News

Meal-Time mysteries something to chew over

  • Thai Trade Center Los Angeles
  • www.bangkokpost.com
  • November 19, 2012



Published: 18/11/2012 at 12:00 AM
Bangkok Post / Newspaper section: Brunch

The delights of dining in Thailand are well known, but there are some idiosyncracies here _ why are all the napkins pink? _ that cannot be explained but that make the experience of dining all the richer

Thailand is famous as a place where we are surrounded on all sides and at all times by food _ a paradise for tourists, especially aficionados of street food, and for Thais themselves. If you are travelling from Lat Krabang to Nong Chok and Ramkhamhaeng, you’ll find a certain kind of food _ good Muslim cuisine, and plenty of it. But if you go from Charoen Krung Road to Yaowarat, the selection will be very different.

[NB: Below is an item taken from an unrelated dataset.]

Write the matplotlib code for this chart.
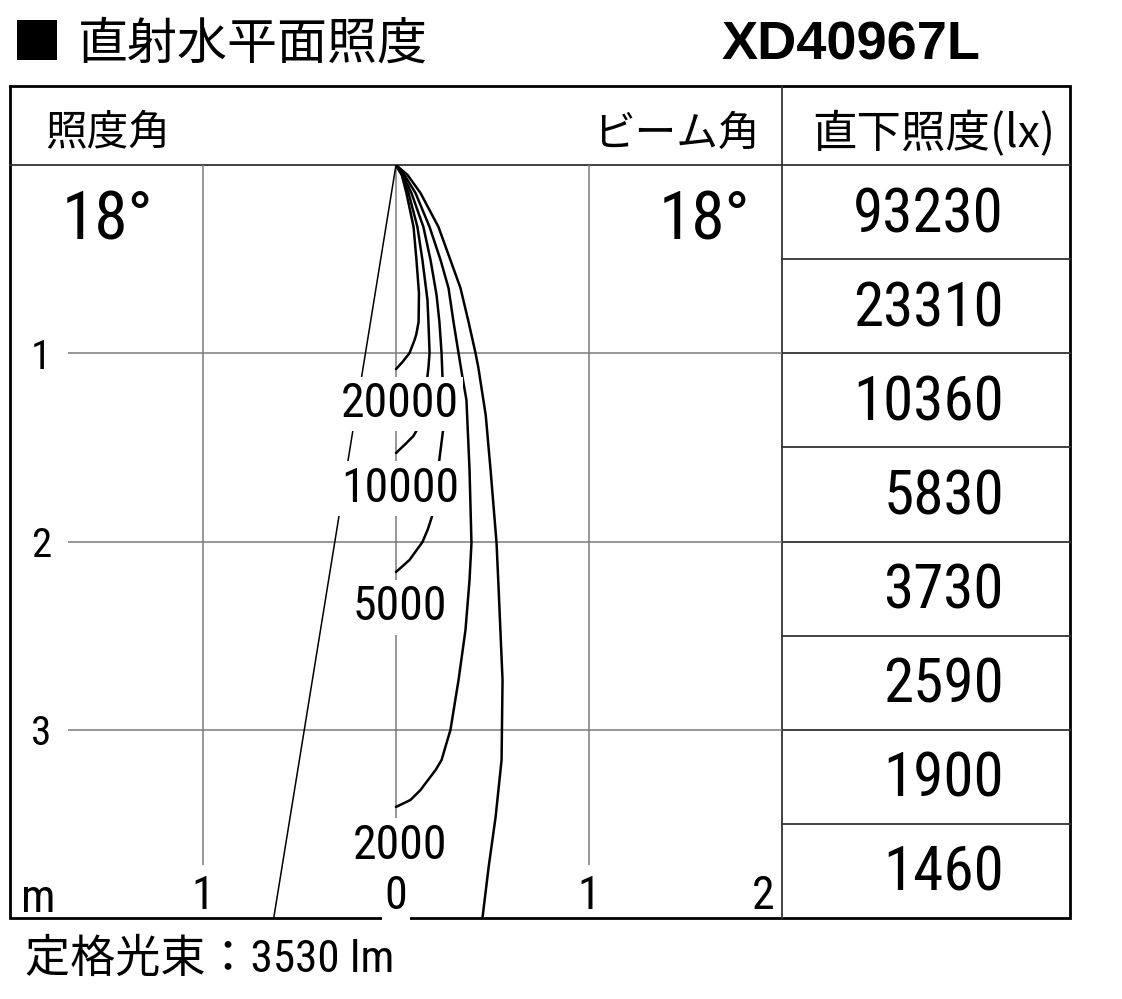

And the time of day is not an issue. You can head out for a meal at midnight, if you want. And when you have felt the change of atmosphere from place to place it can be fun. Enjoying a special kind of food in a unique place and atmosphere is always exciting.

There are many things about Thai food that are very familiar and invite no questions, but just as many that do arouse curiosity and questions that can’t be answered. Why do people like to eat sataw, for example. These beans are utterly delicious, but they really reek. And what about the big insects called maeng da. They look unnervingly like cockroaches, but when their scent is used to flavour nam prik, the result if delectable. These are just a couple of examples of the many questions that can come up when considering where we eat, the food we enjoy and the ingredients that go into it.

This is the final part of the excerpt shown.